23. A method of conducting an online vending business, online money transfer card-authorization business or online credit card transaction business comprising the use of an authorization method for use in electronic card-not-present purchase transactions comprising,

a. a would-be purchaser at a first Internet Protocol address or equivalent identification data, accessing a merchant server at a second Internet Protocol address, or equivalent identification data, and selecting desired goods and/or services, and placing an order for same with the use of an electronic money-transfer device; and

b. wherein said order placing prompts activation of a probe means which is effective to determine the identity of said first Internet protocol address, or equivalent.

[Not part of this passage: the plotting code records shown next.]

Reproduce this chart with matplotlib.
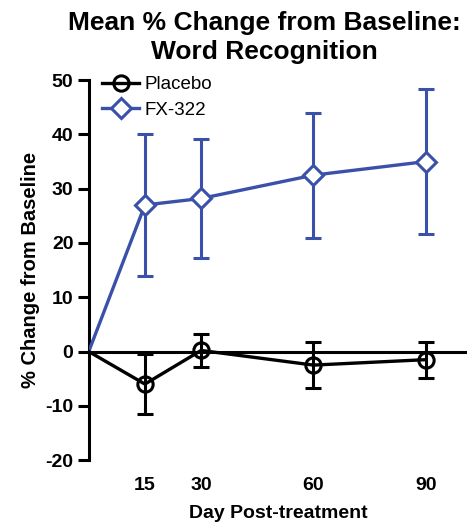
import matplotlib
matplotlib.use("Agg")
import matplotlib.pyplot as plt

plt.rcParams['font.family'] = ['Liberation Sans', 'DejaVu Sans']

days = [0, 15, 30, 60, 90]
fx_mean = [0, 27.0, 28.2, 32.5, 35.0]
fx_err = [0, 13.0, 11.0, 11.5, 13.3]
pl_mean = [0, -6.0, 0.2, -2.5, -1.5]
pl_err = [0, 5.5, 3.0, 4.2, 3.3]
xticks = [15, 30, 60, 90]
yticks = [-20, -10, 0, 10, 20, 30, 40, 50]

blue = '#3b50a8'

fig = plt.figure(figsize=(4.67, 5.24), dpi=100)
ax = fig.add_axes([0.19, 0.122, 0.81, 0.725])

ax.axhline(0, color='black', lw=2.2, zorder=1)

ax.errorbar(days[1:], fx_mean[1:], yerr=fx_err[1:], fmt='none', ecolor=blue,
            elinewidth=2.2, capsize=5.5, capthick=2.2, zorder=2)
ax.plot(days, fx_mean, color=blue, lw=2.4, marker='D', markersize=10,
        markerfacecolor='white', markeredgecolor=blue, markeredgewidth=2.2,
        markevery=[1, 2, 3, 4], label='FX-322', zorder=3)

ax.errorbar(days[1:], pl_mean[1:], yerr=pl_err[1:], fmt='none', ecolor='black',
            elinewidth=2.2, capsize=5.5, capthick=2.2, zorder=4)
ax.plot(days, pl_mean, color='black', lw=2.4, marker='o', markersize=11,
        markerfacecolor='none', markeredgecolor='black', markeredgewidth=2.2,
        markevery=[1, 2, 3, 4], label='Placebo', zorder=5)

ax.set_xlim(0, 101)
ax.set_ylim(-20, 50)
ax.set_xticks(xticks)
ax.set_xticklabels([str(t) for t in xticks], fontweight='bold', fontsize=14)
ax.set_yticks(yticks)
ax.set_yticklabels([str(t) for t in yticks], fontweight='bold', fontsize=14)
ax.tick_params(axis='x', length=0, pad=12)
ax.tick_params(axis='y', length=8, width=2.2, pad=3)

for s in ['top', 'right', 'bottom']:
    ax.spines[s].set_visible(False)
ax.spines['left'].set_linewidth(2.2)

ax.set_xlabel('Day Post-treatment', fontweight='bold', fontsize=14, labelpad=8)
ax.set_ylabel('% Change from Baseline', fontweight='bold', fontsize=14.5, labelpad=4)
fig.text(0.567, 0.979, 'Mean % Change from Baseline:\nWord Recognition',
         ha='center', va='top', fontweight='bold', fontsize=19, linespacing=1.25)

h, l = ax.get_legend_handles_labels()
leg = ax.legend(h[::-1], l[::-1], loc='upper left', bbox_to_anchor=(0.0, 1.045),
                frameon=False, fontsize=13.5, handlelength=2.0, handletextpad=0.3,
                labelspacing=0.45, borderaxespad=0.3)

fig.savefig('out.png', dpi=100)
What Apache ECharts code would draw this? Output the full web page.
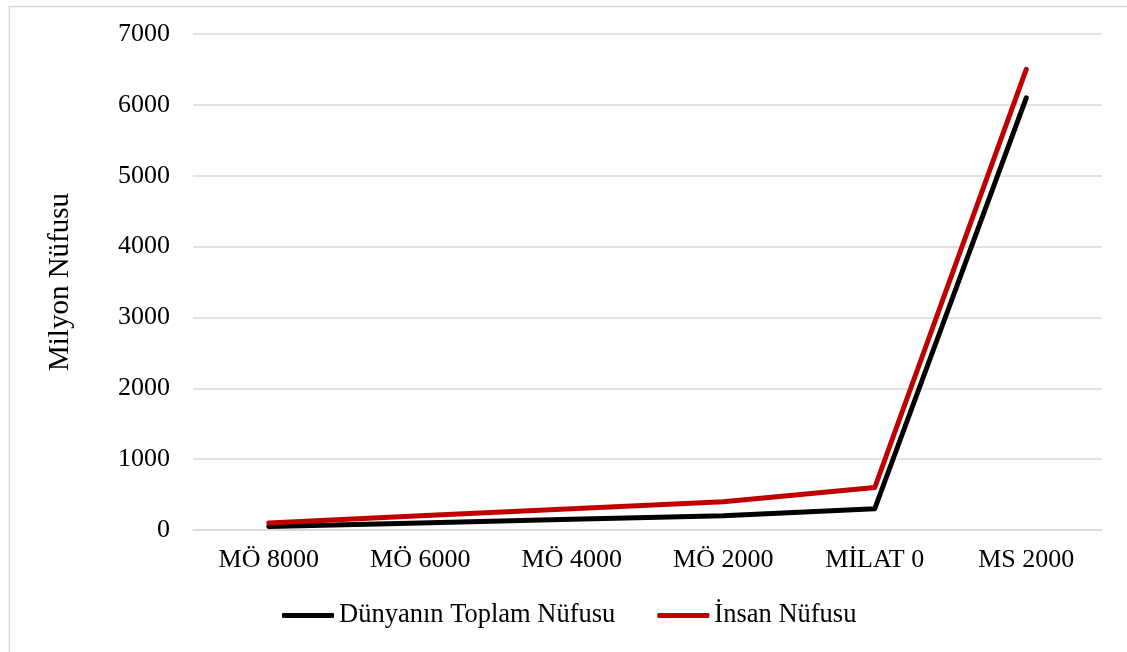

24. The method of conducting business of claim 23, wherein said probe means is automatically activated by said order placing.

25. The method of conducting business of claim 23, wherein said probe means is voluntarily activated by said would-be purchaser answering and complying with a prompt.

26. The method of conducting business of claim 23, wherein said probe means is activated by said would-be purchaser placing a telephone call.

27. The method of conducting business of any of claims 23 through 26, wherein said probe means is effective to determine, in addition to said first Internet Protocol address, information selected from the group consisting of the geographic location of the would-be purchaser, the time in the time zone of the would-be purchaser's transaction, the date in the time zone of the would-be purchaser's transaction, and the language use customs of the first Internet Protocol address.

28. The method of conducting business of claim 23, wherein said probe means is a software application.

29. The method of conducting business of claim 23, further comprising basing authorization of transaction determination on information provided by said probe means.